Pengertian modul juga dikemukan oleh Nasution (2010),
modul merupakan suatu kesatuan yang bulat dan lengkap yang
terdiri atas serangkaian kegiatan belajar yang secara empirik
telah terbukti memberi hasil belajar yang efektif untuk
mencapai tujuan yang dirumuskan secara jelas dan spesifik.
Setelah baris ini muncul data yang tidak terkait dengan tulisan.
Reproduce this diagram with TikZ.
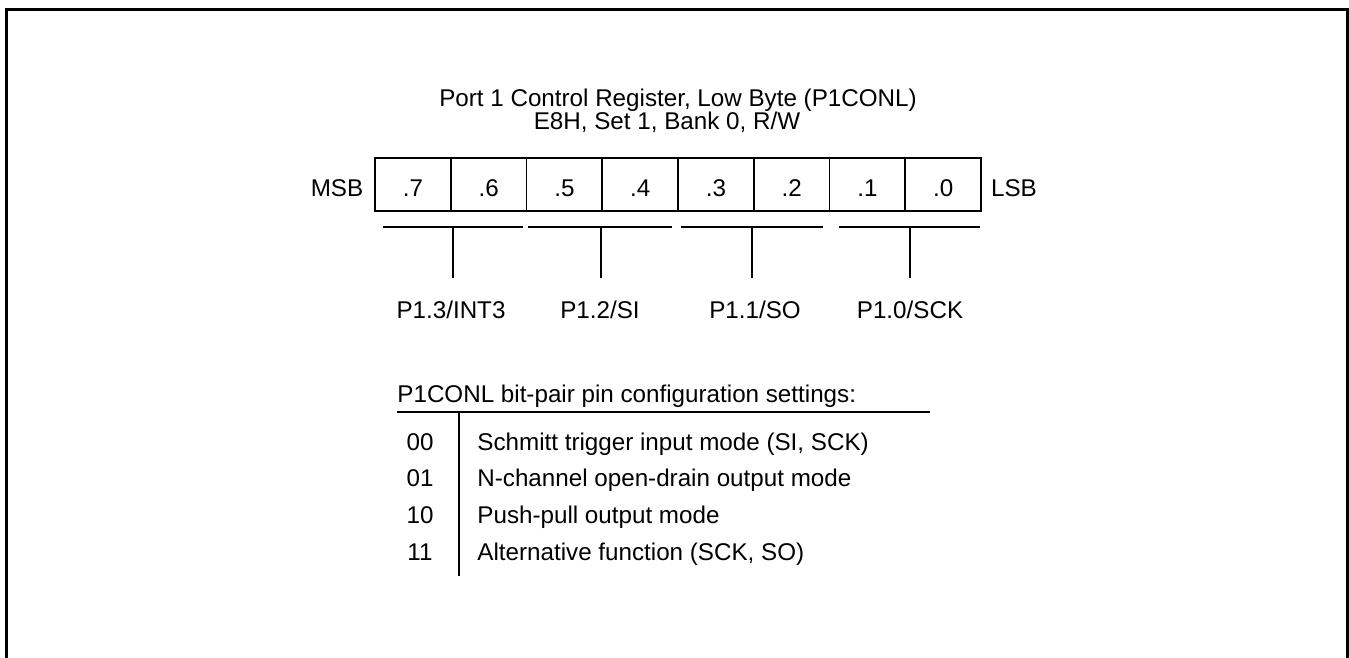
\documentclass[tikz,border=0pt]{standalone}
\usepackage{fontspec}
\setmainfont{Liberation Sans}
\usetikzlibrary{positioning}

\begin{document}
\begin{tikzpicture}[x=0.5pt,y=-0.5pt,font=\fontsize{12.1}{14}\selectfont,
  frame/.style={line width=1.5pt},
  rule/.style={line width=.8pt},
  cell/.style={draw,line width=.8pt,minimum width=37.875pt,
    minimum height=26.5pt,inner sep=0pt},
  txt/.style={inner sep=0pt,anchor=base}]
\useasboundingbox (0,0) rectangle (1349,658);
\draw[frame] (6,670)--(6,9.5)--(1347.5,9.5)--(1347.5,670);
% title
\node[txt] (title) at (678,106) {Port 1 Control Register, Low Byte (P1CONL)};
\node[txt] (addr) at (667,130) {E8H, Set 1, Bank 0, R/W};
% register cells
\foreach \b [count=\i from 0] in {7,6,5,4,3,2,1,0}{
  \node[cell] (c\b) at (375+75.75*\i+37.875,184.5) {};
  \node[txt] (t\b) at (375+75.75*\i+37.875,196) {.\b};
}
\node[txt] (msb) at (337,196) {MSB};
\node[txt] (lsb) at (1014,196) {LSB};
% bit-pair brackets
\foreach \k/\c/\l/\r in {3/453/383/523,2/601/528/672,1/752/681/823,0/910/839/980}{
  \coordinate (bl\k) at (\l,227);
  \coordinate (br\k) at (\r,227);
  \coordinate (bt\k) at (\c,227);
  \coordinate (bb\k) at (\c,278);
  \draw[rule] (bl\k)--(br\k);
  \draw[rule] (bt\k)--(bb\k);
}
\node[txt] (pin3) at (451,318) {P1.3/INT3};
\node[txt] (pin2) at (600,318) {P1.2/SI};
\node[txt] (pin1) at (755,318) {P1.1/SO};
\node[txt] (pin0) at (910,318) {P1.0/SCK};
% settings table
\node[txt,anchor=base west] (head) at (397,402)
  {P1CONL bit-pair pin configuration settings:};
\coordinate (hl) at (397,412);
\coordinate (hr) at (930,412);
\coordinate (vt) at (459,412);
\coordinate (vb) at (459,576);
\draw[rule] (hl)--(hr);
\draw[rule] (vt)--(vb);
\foreach \code/\desc [count=\i from 0] in
  {00/{Schmitt trigger input mode (SI, SCK)},
   01/{N-channel open-drain output mode},
   10/{Push-pull output mode},
   11/{Alternative function (SCK, SO)}}{
  \node[txt] (code\i) at (420,450+36.7*\i) {\code};
  \node[txt,anchor=base west] (desc\i) at (477,450+36.7*\i) {\desc};
}
\end{tikzpicture}
\end{document}
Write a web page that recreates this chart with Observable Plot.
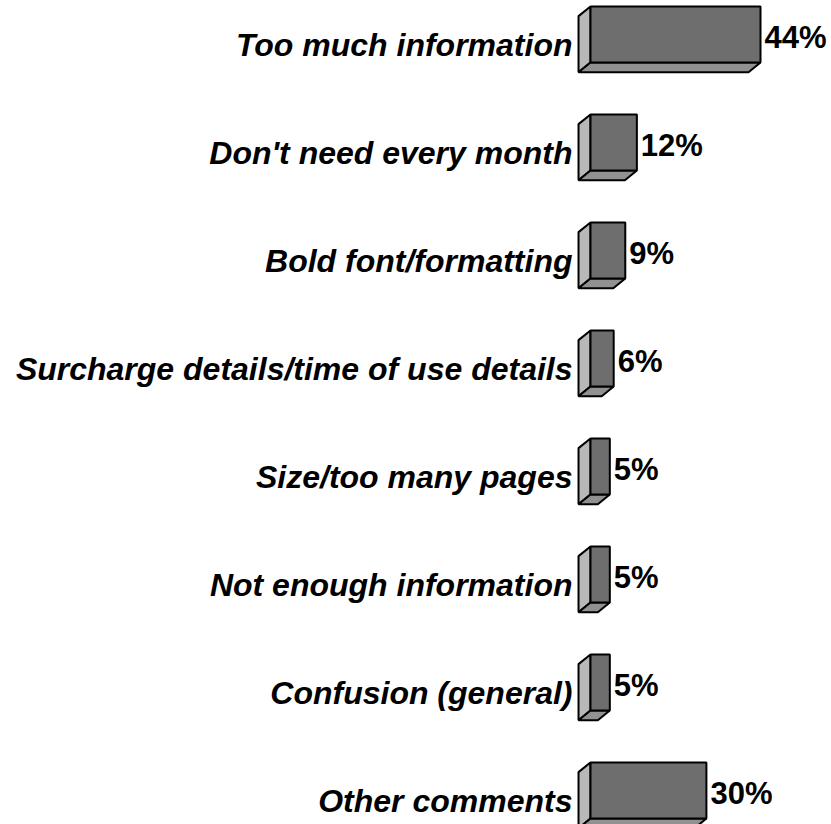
<!DOCTYPE html>
<html>
<head>
<meta charset="utf-8">
<script src="https://cdn.jsdelivr.net/npm/d3@7"></script>
<script src="https://cdn.jsdelivr.net/npm/@observablehq/plot@0.6"></script>
<style>
  html, body { margin: 0; padding: 0; background: #fff; }
  #chart svg { display: block; }
</style>
</head>
<body>
<div id="chart"></div>
<script>
const categories = [
  "Too much information",
  "Don't need every month",
  "Bold font/formatting",
  "Surcharge details/time of use details",
  "Size/too many pages",
  "Not enough information",
  "Confusion (general)",
  "Other comments"
];
const values = [44, 12, 9, 6, 5, 5, 5, 30];
const valueLabels = ["44%", "12%", "9%", "6%", "5%", "5%", "5%", "30%"];

const rows = categories.map((c, i) => ({i, category: c, value: values[i], label: valueLabels[i]}));

// 3D extrusion geometry (in data units)
const half = 0.26;      // half bar thickness (row units)
const depthX = -3.1;    // depth offset in % units
const depthY = 0.09;    // depth offset in row units

const front = [], side = [], bottom = [];
for (const r of rows) {
  const t = r.i - half, b = r.i + half;
  front.push(
    {id: r.i, x: 0, y: t}, {id: r.i, x: r.value, y: t},
    {id: r.i, x: r.value, y: b}, {id: r.i, x: 0, y: b});
  side.push(
    {id: r.i, x: 0, y: t}, {id: r.i, x: depthX, y: t + depthY},
    {id: r.i, x: depthX, y: b + depthY}, {id: r.i, x: 0, y: b});
  bottom.push(
    {id: r.i, x: 0, y: b}, {id: r.i, x: r.value, y: b},
    {id: r.i, x: r.value + depthX, y: b + depthY}, {id: r.i, x: depthX, y: b + depthY});
}

const font = "'Liberation Sans', Arial, Helvetica, sans-serif";

const plot = Plot.plot({
  width: 831,
  height: 824,
  margin: 0,
  style: {fontFamily: font, background: "#fff", overflow: "visible"},
  x: {domain: [0, 44], range: [590, 760], axis: null},
  y: {domain: [0, 7], range: [34, 790], axis: null},
  marks: [
    Plot.line(side, {x: "x", y: "y", z: "id", curve: "linear-closed",
      fill: "url(#patSide)", stroke: "#000", strokeWidth: 2, strokeLinejoin: "miter"}),
    Plot.line(bottom, {x: "x", y: "y", z: "id", curve: "linear-closed",
      fill: "url(#patBottom)", stroke: "#000", strokeWidth: 2, strokeLinejoin: "miter"}),
    Plot.line(front, {x: "x", y: "y", z: "id", curve: "linear-closed",
      fill: "url(#patFront)", stroke: "#000", strokeWidth: 2, strokeLinejoin: "miter"}),
    Plot.text(rows, {x: 0, y: "i", text: "category", textAnchor: "end", lineAnchor: "bottom",
      dx: -18, dy: 21, fontSize: 32, fontWeight: "bold", fontStyle: "italic", fill: "#000"}),
    Plot.text(rows, {x: "value", y: "i", text: "label", textAnchor: "start", lineAnchor: "bottom",
      dx: 4, dy: 13, fontSize: 31, fontWeight: "bold", fill: "#000"})
  ]
});

// checkerboard dither patterns
const ns = "http://www.w3.org/2000/svg";
const defs = document.createElementNS(ns, "defs");
function pat(id, c1, c2) {
  const p = document.createElementNS(ns, "pattern");
  p.setAttribute("id", id);
  p.setAttribute("width", "2");
  p.setAttribute("height", "2");
  p.setAttribute("patternUnits", "userSpaceOnUse");
  const cells = [[0,0,c1],[1,1,c1],[1,0,c2],[0,1,c2]];
  for (const [x, y, c] of cells) {
    const r = document.createElementNS(ns, "rect");
    r.setAttribute("x", x); r.setAttribute("y", y);
    r.setAttribute("width", 1); r.setAttribute("height", 1);
    r.setAttribute("fill", c);
    p.appendChild(r);
  }
  defs.appendChild(p);
}
pat("patFront", "#1e1e1e", "#bdbdbd");
pat("patSide", "#8a8a8a", "#e6e6e6");
pat("patBottom", "#4a4a4a", "#d8d8d8");
plot.insertBefore(defs, plot.firstChild);

document.getElementById("chart").appendChild(plot);
</script>
</body>
</html>
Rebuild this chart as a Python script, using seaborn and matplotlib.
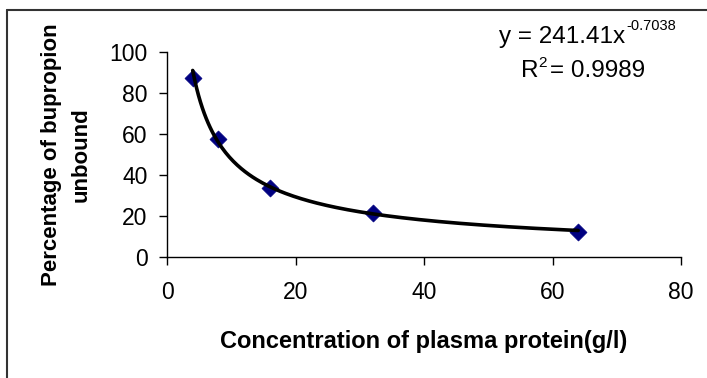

Sejalan dengan pengertian tersebut, Sabri (2007) juga
mengemukakan pengertian modul yaitu modul merupakan
suatu unit yang lengkap yang terdiri dari rangkaian kegiatan
belajar yang disusun untuk membantu siswa mencapai tujuan
yang telah dirumuskan. Modul merupakan suatu paket
kurikulum yang disediakan untuk dapat digunakan siswa belajar
sendiri, sehingga tanpa kehadiran guru siswa dapat belajar
secara mandiri.
Menurut Winkel (2004) modul merupakan satuan
program belajar mengajar terkecil, yang dipelajari oleh siswa
sendiri secara perseorangan atau diajarkan oleh siswa kepada
dirinya sendiri (self instructional), setelah siswa menyelesaikan
satuan yang satu, siswa akan mempelajari satuan berikutnya.
Berdasarkan pengertian di atas maka penelitian akan
menggunakan teori modul dari Nasution (2010) yaitu bahwa
modul merupakan suatu kesatuan yang bulat dan lengkap yang
terdiri atas serangkaian kegiatan belajar yang secara empirik
telah terbukti memberi hasil belajar yang efektif untuk
mencapai tujuan yang dirumuskan secara jelas dan spesifik.
b. Tujuan Pembelajaran Modul
Menurut Sabri (2007) sistem pembelajaran modul
dipandang lebih efektif karena pembelajaran modul merupakan
salah satu bentuk pembelajaran mandiri yang dapat
membimbing siswa untuk belajar sendiri mengenai materi
pembelajaran tanpa adanya campur tangan guru atau dosen.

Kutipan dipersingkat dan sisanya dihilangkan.